GIVEN MATERIAL:
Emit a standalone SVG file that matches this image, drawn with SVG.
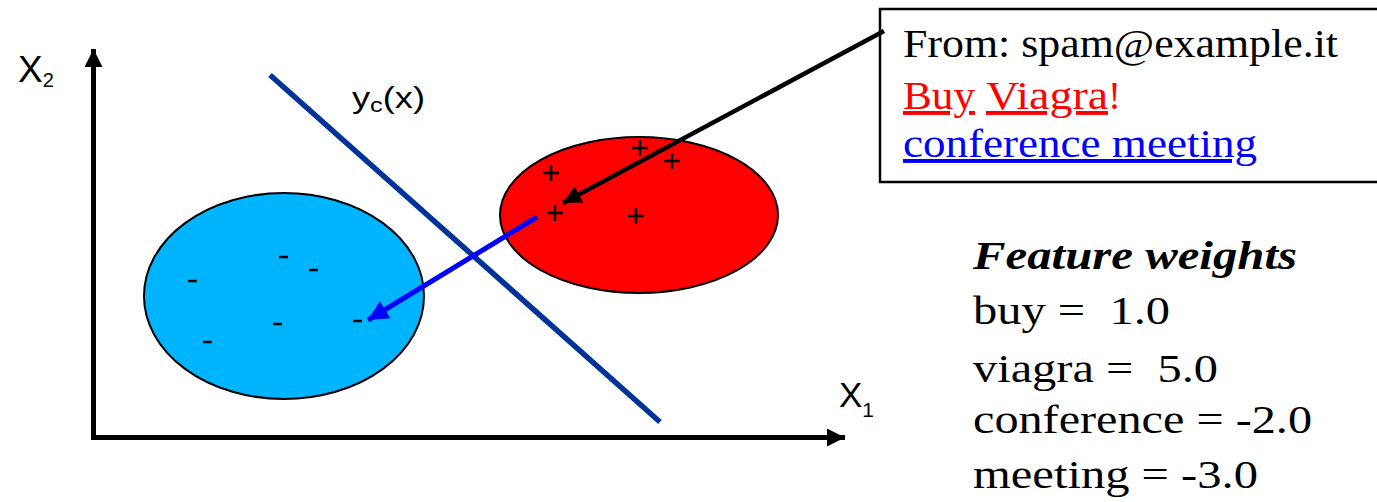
<svg xmlns="http://www.w3.org/2000/svg" width="1377" height="502" viewBox="0 0 1377 502">
<style>
.ax{font-family:"Liberation Sans",Arial,sans-serif;fill:#000}
.sr{font-family:"Liberation Serif","Times New Roman",serif;font-size:39px;white-space:pre}
.pm{stroke:#000;stroke-width:2.5;fill:none}
</style>
<defs>
<marker id="ahBlack" viewBox="0 0 10 10" refX="10" refY="5" markerWidth="22" markerHeight="18" markerUnits="userSpaceOnUse" orient="auto"><path d="M0,0 L10,5 L0,10 z" fill="#000"/></marker>
<marker id="ahBlue" viewBox="0 0 10 10" refX="10" refY="5" markerWidth="24" markerHeight="20" markerUnits="userSpaceOnUse" orient="auto"><path d="M0,0 L10,5 L0,10 z" fill="#0000ff"/></marker>
<marker id="ahAxis" viewBox="0 0 10 10" refX="10" refY="5" markerWidth="18" markerHeight="18" markerUnits="userSpaceOnUse" orient="auto"><path d="M0,0 L10,5 L0,10 z" fill="#000"/></marker>
</defs>
<rect width="1377" height="502" fill="#fff"/>
<g id="axes">
<line x1="93.5" y1="440" x2="93.5" y2="49" stroke="#000" stroke-width="5" marker-end="url(#ahAxis)"/>
<line x1="91" y1="437.5" x2="845" y2="437.5" stroke="#000" stroke-width="5" marker-end="url(#ahAxis)"/>
<text class="ax" x="18" y="82" font-size="37">X<tspan font-size="20" dy="5">2</tspan></text>
<text class="ax" x="839" y="407" font-size="35">X<tspan font-size="21" dy="10">1</tspan></text>
</g>
<g id="separator">
<line x1="270" y1="75" x2="660" y2="422" stroke="#003399" stroke-width="5.5"/>
<text class="ax" x="352" y="108" font-size="30" textLength="73" lengthAdjust="spacingAndGlyphs">y<tspan font-size="21" dy="4">c</tspan><tspan dy="-4">(x)</tspan></text>
</g>
<g id="spam-cluster">
<ellipse cx="639" cy="215" rx="139" ry="78" fill="#ff0000" stroke="#000" stroke-width="2"/>
<path class="pm" d="M543,173 h16 M551,165 v16 M632,148 h16 M640,140 v16 M664,161 h16 M672,153 v16 M547,213 h16 M555,205 v16 M628,216 h16 M636,208 v16"/>
</g>
<g id="ham-cluster">
<ellipse cx="284" cy="296" rx="140" ry="103" fill="#00b4ff" stroke="#000" stroke-width="2"/>
<path class="pm" d="M188,281 h9 M279,257 h9 M309,270 h9 M273,324 h9 M203,342 h9 M353,321 h9"/>
</g>
<g id="email">
<rect x="880" y="9" width="510" height="173" fill="#fff" stroke="#000" stroke-width="2.5"/>
<text class="sr" x="903" y="57" fill="#000" textLength="435" lengthAdjust="spacingAndGlyphs">From: spam@example.it</text>
<text class="sr" x="903" y="109" fill="#ff0000"><tspan text-decoration="underline" textLength="72" lengthAdjust="spacingAndGlyphs">Buy</tspan><tspan> </tspan><tspan x="986" text-decoration="underline" textLength="122" lengthAdjust="spacingAndGlyphs">Viagra</tspan><tspan>!</tspan></text>
<text class="sr" x="903" y="157" fill="#0000ff" text-decoration="underline" textLength="354" lengthAdjust="spacingAndGlyphs">conference meeting</text>
</g>
<g id="weights">
<text class="sr" x="973" y="269" fill="#000" font-weight="bold" font-style="italic" textLength="324" lengthAdjust="spacingAndGlyphs">Feature weights</text>
<text class="sr" x="973" y="324" fill="#000" textLength="197" lengthAdjust="spacingAndGlyphs">buy =  1.0</text>
<text class="sr" x="973" y="382" fill="#000" textLength="245" lengthAdjust="spacingAndGlyphs">viagra =  5.0</text>
<text class="sr" x="973" y="433" fill="#000" textLength="339" lengthAdjust="spacingAndGlyphs">conference = -2.0</text>
<text class="sr" x="973" y="488" fill="#000" textLength="285" lengthAdjust="spacingAndGlyphs">meeting = -3.0</text>
</g>
<g id="connectors">
<line x1="884" y1="31" x2="563" y2="203" stroke="#000" stroke-width="4.5" marker-end="url(#ahBlack)"/>
<line x1="537" y1="217" x2="368" y2="320" stroke="#0000ff" stroke-width="5" marker-end="url(#ahBlue)"/>
</g>
</svg>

EXERCISE PROMPT:
Output a faithful copy of the data, with each picture left out.

CORRECT RESPONSE:
Emit a standalone SVG file that matches this image, drawn with SVG.
<svg xmlns="http://www.w3.org/2000/svg" width="1377" height="502" viewBox="0 0 1377 502">
<style>
.ax{font-family:"Liberation Sans",Arial,sans-serif;fill:#000}
.sr{font-family:"Liberation Serif","Times New Roman",serif;font-size:39px;white-space:pre}
.pm{stroke:#000;stroke-width:2.5;fill:none}
</style>
<defs>
<marker id="ahBlack" viewBox="0 0 10 10" refX="10" refY="5" markerWidth="22" markerHeight="18" markerUnits="userSpaceOnUse" orient="auto"><path d="M0,0 L10,5 L0,10 z" fill="#000"/></marker>
<marker id="ahBlue" viewBox="0 0 10 10" refX="10" refY="5" markerWidth="24" markerHeight="20" markerUnits="userSpaceOnUse" orient="auto"><path d="M0,0 L10,5 L0,10 z" fill="#0000ff"/></marker>
<marker id="ahAxis" viewBox="0 0 10 10" refX="10" refY="5" markerWidth="18" markerHeight="18" markerUnits="userSpaceOnUse" orient="auto"><path d="M0,0 L10,5 L0,10 z" fill="#000"/></marker>
</defs>
<rect width="1377" height="502" fill="#fff"/>
<g id="axes">
<line x1="93.5" y1="440" x2="93.5" y2="49" stroke="#000" stroke-width="5" marker-end="url(#ahAxis)"/>
<line x1="91" y1="437.5" x2="845" y2="437.5" stroke="#000" stroke-width="5" marker-end="url(#ahAxis)"/>
<text class="ax" x="18" y="82" font-size="37">X<tspan font-size="20" dy="5">2</tspan></text>
<text class="ax" x="839" y="407" font-size="35">X<tspan font-size="21" dy="10">1</tspan></text>
</g>
<g id="separator">
<line x1="270" y1="75" x2="660" y2="422" stroke="#003399" stroke-width="5.5"/>
<text class="ax" x="352" y="108" font-size="30" textLength="73" lengthAdjust="spacingAndGlyphs">y<tspan font-size="21" dy="4">c</tspan><tspan dy="-4">(x)</tspan></text>
</g>
<g id="spam-cluster">
<ellipse cx="639" cy="215" rx="139" ry="78" fill="#ff0000" stroke="#000" stroke-width="2"/>
<path class="pm" d="M543,173 h16 M551,165 v16 M632,148 h16 M640,140 v16 M664,161 h16 M672,153 v16 M547,213 h16 M555,205 v16 M628,216 h16 M636,208 v16"/>
</g>
<g id="ham-cluster">
<ellipse cx="284" cy="296" rx="140" ry="103" fill="#00b4ff" stroke="#000" stroke-width="2"/>
<path class="pm" d="M188,281 h9 M279,257 h9 M309,270 h9 M273,324 h9 M203,342 h9 M353,321 h9"/>
</g>
<g id="email">
<rect x="880" y="9" width="510" height="173" fill="#fff" stroke="#000" stroke-width="2.5"/>
<text class="sr" x="903" y="57" fill="#000" textLength="435" lengthAdjust="spacingAndGlyphs">From: spam@example.it</text>
<text class="sr" x="903" y="109" fill="#ff0000"><tspan text-decoration="underline" textLength="72" lengthAdjust="spacingAndGlyphs">Buy</tspan><tspan> </tspan><tspan x="986" text-decoration="underline" textLength="122" lengthAdjust="spacingAndGlyphs">Viagra</tspan><tspan>!</tspan></text>
<text class="sr" x="903" y="157" fill="#0000ff" text-decoration="underline" textLength="354" lengthAdjust="spacingAndGlyphs">conference meeting</text>
</g>
<g id="weights">
<text class="sr" x="973" y="269" fill="#000" font-weight="bold" font-style="italic" textLength="324" lengthAdjust="spacingAndGlyphs">Feature weights</text>
<text class="sr" x="973" y="324" fill="#000" textLength="197" lengthAdjust="spacingAndGlyphs">buy =  1.0</text>
<text class="sr" x="973" y="382" fill="#000" textLength="245" lengthAdjust="spacingAndGlyphs">viagra =  5.0</text>
<text class="sr" x="973" y="433" fill="#000" textLength="339" lengthAdjust="spacingAndGlyphs">conference = -2.0</text>
<text class="sr" x="973" y="488" fill="#000" textLength="285" lengthAdjust="spacingAndGlyphs">meeting = -3.0</text>
</g>
<g id="connectors">
<line x1="884" y1="31" x2="563" y2="203" stroke="#000" stroke-width="4.5" marker-end="url(#ahBlack)"/>
<line x1="537" y1="217" x2="368" y2="320" stroke="#0000ff" stroke-width="5" marker-end="url(#ahBlue)"/>
</g>
</svg>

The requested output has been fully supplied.